D'autre part, il faudrait classer cette ligne parmi celles pour lesquelles une hausse des faits constatés est considérée comme un fait positif. Une telle hausse ne signifierait évidemment pas une augmentation des faits de violence, mais une réduction de la « zone grise » des faits réels n'ayant fait l'objet d'aucune plainte.
M. le président. Votre question, s'il vous plaît !
Mme Catherine Conconne. Une hausse des faits d'usage de stupéfiants recensés est considérée comme un indicateur de la performance des services : ne pourrait-il en être de même pour les violences au sein du couple ? Un tel changement ne pourrait avoir que des vertus. Aussi j'attends une réponse positive de votre part !
(Applaudissements sur les travées du groupe socialiste et républicain et du groupe communiste républicain citoyen et écologiste. – M. Ronan Dantec applaudit également.)
Mme Jacqueline Gourault, ministre auprès du ministre d'État, ministre de l'intérieur. Madame la sénatrice, vous venez de rappeler un événement dramatique survenu ce week-end en Martinique. Naturellement, la lutte contre les violences faites aux femmes sur l'ensemble de notre territoire est une priorité absolue du Gouvernement.
Vous avez rappelé à juste titre que l'amélioration des connaissances est un enjeu très important pour ce qui concerne les violences faites aux femmes. C'est la raison pour laquelle le Gouvernement a engagé, dans les départements d'outre-mer, une grande enquête, intitulée violences et rapports de genre, ou VIRAGE DOM, consacrée à ces violences. Au total, 10 000 personnes, femmes et hommes, sont interrogées. Les premiers résultats sont attendus pour la fin de l'année 2018. Je tenais à apporter ces précisions, car une fine connaissance de cette problématique est nécessaire.

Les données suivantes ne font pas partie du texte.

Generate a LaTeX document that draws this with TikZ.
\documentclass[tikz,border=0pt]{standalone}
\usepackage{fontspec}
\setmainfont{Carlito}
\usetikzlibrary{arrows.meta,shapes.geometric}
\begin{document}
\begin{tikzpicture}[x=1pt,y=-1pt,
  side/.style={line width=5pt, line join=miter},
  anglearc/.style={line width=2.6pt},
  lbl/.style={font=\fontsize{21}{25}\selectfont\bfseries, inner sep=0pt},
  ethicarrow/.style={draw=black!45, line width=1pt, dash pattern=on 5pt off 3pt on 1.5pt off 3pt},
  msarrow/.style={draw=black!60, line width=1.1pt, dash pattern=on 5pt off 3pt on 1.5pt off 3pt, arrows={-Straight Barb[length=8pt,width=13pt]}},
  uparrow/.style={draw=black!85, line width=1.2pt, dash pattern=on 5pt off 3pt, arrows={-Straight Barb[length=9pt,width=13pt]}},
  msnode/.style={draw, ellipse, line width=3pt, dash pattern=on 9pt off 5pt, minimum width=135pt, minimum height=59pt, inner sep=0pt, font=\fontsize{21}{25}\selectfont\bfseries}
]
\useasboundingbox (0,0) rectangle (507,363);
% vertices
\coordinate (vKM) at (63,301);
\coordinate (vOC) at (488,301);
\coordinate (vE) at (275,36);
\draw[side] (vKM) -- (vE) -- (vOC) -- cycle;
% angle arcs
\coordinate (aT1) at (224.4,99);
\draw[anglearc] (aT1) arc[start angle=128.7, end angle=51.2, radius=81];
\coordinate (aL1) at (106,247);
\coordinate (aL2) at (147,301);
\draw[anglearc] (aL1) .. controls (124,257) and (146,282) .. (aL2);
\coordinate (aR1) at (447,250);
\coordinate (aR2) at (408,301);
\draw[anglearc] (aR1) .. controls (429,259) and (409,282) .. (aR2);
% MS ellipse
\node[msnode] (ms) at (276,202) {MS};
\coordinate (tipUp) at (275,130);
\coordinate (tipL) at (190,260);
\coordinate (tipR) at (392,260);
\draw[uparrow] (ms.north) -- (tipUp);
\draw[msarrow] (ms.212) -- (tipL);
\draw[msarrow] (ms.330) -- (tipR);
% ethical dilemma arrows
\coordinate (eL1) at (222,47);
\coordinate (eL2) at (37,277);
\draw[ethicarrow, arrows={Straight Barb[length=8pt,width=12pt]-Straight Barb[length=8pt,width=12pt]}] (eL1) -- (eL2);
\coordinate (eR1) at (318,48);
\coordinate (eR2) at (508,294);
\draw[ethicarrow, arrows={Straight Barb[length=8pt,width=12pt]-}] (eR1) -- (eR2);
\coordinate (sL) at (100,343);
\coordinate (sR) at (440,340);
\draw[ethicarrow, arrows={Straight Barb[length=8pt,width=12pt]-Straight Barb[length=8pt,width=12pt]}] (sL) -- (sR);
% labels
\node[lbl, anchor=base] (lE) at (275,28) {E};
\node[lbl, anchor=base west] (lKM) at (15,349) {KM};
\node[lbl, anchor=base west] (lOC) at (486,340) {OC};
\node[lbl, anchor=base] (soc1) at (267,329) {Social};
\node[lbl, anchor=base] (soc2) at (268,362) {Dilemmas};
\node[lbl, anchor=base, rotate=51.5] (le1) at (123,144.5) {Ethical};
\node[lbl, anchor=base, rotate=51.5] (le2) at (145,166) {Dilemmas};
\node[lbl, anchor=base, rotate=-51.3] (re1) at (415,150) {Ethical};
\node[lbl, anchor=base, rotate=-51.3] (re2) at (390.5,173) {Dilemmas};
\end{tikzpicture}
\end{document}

Par ailleurs, dans son discours du 25 novembre dernier, le Président de la République a rappelé que les politiques publiques menées dans ce domaine devaient être adaptées aux besoins des victimes, afin que l'on puisse apporter les réponses les plus efficaces possible.
C'est pourquoi nous réfléchissons aujourd'hui à l'opportunité de créer un observatoire de l'égalité en Martinique. Cette mesure a d'ailleurs été préconisée par le Conseil économique social et environnemental dans un rapport récent.

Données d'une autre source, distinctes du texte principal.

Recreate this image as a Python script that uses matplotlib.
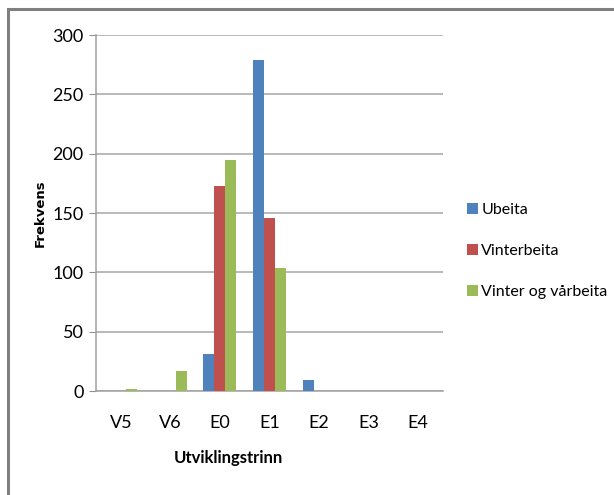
import matplotlib
matplotlib.use("Agg")
import matplotlib.pyplot as plt
from matplotlib.patches import Rectangle
import numpy as np
from matplotlib import font_manager

categories = ["V5", "V6", "E0", "E1", "E2", "E3", "E4"]
ubeita = [0, 0, 31, 279, 9, 0, 0]
vinterbeita = [0, 0, 173, 146, 0, 0, 0]
vinter_var = [1.5, 17, 195, 104, 0, 0, 0]
series_names = ["Ubeita", "Vinterbeita", "Vinter og vårbeita"]
colors = ["#4F81BD", "#C0504D", "#9BBB59"]
yticks = [0, 50, 100, 150, 200, 250, 300]

avail = {f.name for f in font_manager.fontManager.ttflist}
narrow = "Liberation Sans Narrow" if "Liberation Sans Narrow" in avail else "Lato"

fig = plt.figure(figsize=(6.14, 4.95), dpi=100)
ax = fig.add_axes([96/614, 1-391/495, 347/614, 356/495])

x = np.arange(len(categories))
w = 0.222
for i, (vals, name, c) in enumerate(zip([ubeita, vinterbeita, vinter_var], series_names, colors)):
    ax.bar(x + (i - 1) * w, vals, width=w, color=c, label=name, zorder=3)

ax.set_xlim(-0.5, len(categories) - 0.5)
ax.set_ylim(0, 300)
ax.set_yticks(yticks)
ax.set_yticklabels([str(t) for t in yticks], fontfamily=narrow, fontsize=13)
ax.set_xticks(x)
ax.set_xticklabels(categories, fontfamily=narrow, fontsize=13)
ax.tick_params(axis="x", length=0, pad=17)
ax.tick_params(axis="y", length=5, color="#909090", pad=4)
ax.grid(axis="y", color="#A6A6A6", linewidth=1.1, zorder=0)
for s in ["top", "right"]:
    ax.spines[s].set_visible(False)
for s in ["left", "bottom"]:
    ax.spines[s].set_color("#A0A0A0")
    ax.spines[s].set_linewidth(1.1)

fig.text(228/614, 1-458/495, "Utviklingstrinn", fontfamily=narrow, fontweight="bold",
         fontsize=12, ha="center", va="center")
fig.text(40/614, 1-213/495, "Frekvens", fontfamily="DejaVu Sans", fontweight="bold",
         fontsize=9.5, rotation=90, ha="center", va="center")

leg = fig.legend(loc="center left", bbox_to_anchor=(467/614, 1-251/495), frameon=False,
                 prop={"family": narrow, "size": 11.5}, handlelength=0.7, handleheight=0.7,
                 handletextpad=0.2, labelspacing=1.7, borderpad=0, borderaxespad=0)

fig.patches.append(Rectangle((8/614, -0.1), 1.2, 1 - 9/495 + 0.1, transform=fig.transFigure,
                             fill=False, edgecolor="#808080", linewidth=2.2))

fig.savefig("out.png", dpi=100)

Bien sûr, de nombreux partenaires associatifs agissent également. Le ministère de la justice a mis en place l'opération « Téléphone grave danger ». Ce dispositif est également déployé en Martinique.
La présence d'équipes territoriales des droits des femmes dans chacun des territoires est également une nécessité.
M. le président. Il faut conclure, madame la ministre.
Mme Jacqueline Gourault, ministre. Enfin, madame la sénatrice, je vous invite à relayer cette parole sur les violences faites aux femmes dans le cadre des ateliers du tour de France de l'égalité et des Assises de l'outre-mer. Vous pouvez compter sur le Gouvernement pour faire tout ce qui est en son pouvoir dans tous les territoires, y compris, bien entendu, les territoires ultramarins, dont la Martinique. (Applaudissements sur des travées du groupe La République En Marche.)